I am looking at the solution to the following exercise from Rene Schilling's Measures, Integrals and Martingales. However, below in the second inequality for $|F(y_n)-F(x_n)|$, I cannot figure out why $\int_{[x_n,y_n)\cap \{|f|>R\}}|f(t)|\lambda(dt) \le \lambda(\{|f|>R\}\cap [x_n,y_n))$. Here we don't have $|f|\le 1$, so I don't think this actually works. But the rest of the proof relies on this inequality.

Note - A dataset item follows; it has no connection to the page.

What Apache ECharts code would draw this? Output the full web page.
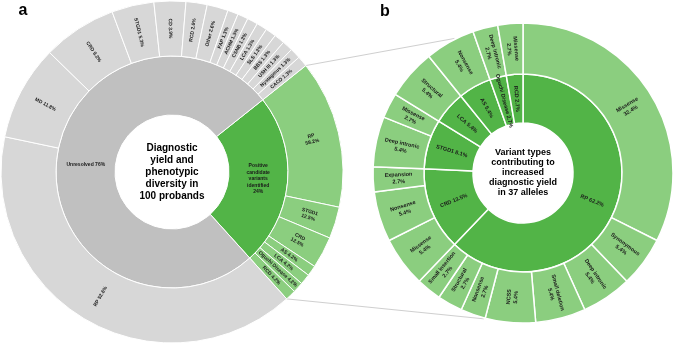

How can I resolve this problem?
$F(x):=\int_{[a,x)} f(t) \lambda(dt)$ is absolutely continuous for all $f \in L^1(\lambda)$.
We know that $f\in L^{1}(\lambda)$ implies that $\displaystyle\int|f|d\lambda-\int_{|f|\leq R}|f|d\lambda\rightarrow 0$ as $R\rightarrow\infty$, this is just Monotone Convergence Theorem.
Therefore, we have $\displaystyle\int_{|f|>R}|f|d\lambda\rightarrow 0$ as $R\rightarrow\infty$. Pick an $R>0$ large enough that $\displaystyle\int_{[x_{n},y_{n})\cap\{|f|>R\}}|f|d\lambda\leq\int_{|f|>R}|f|d\lambda$ small enough.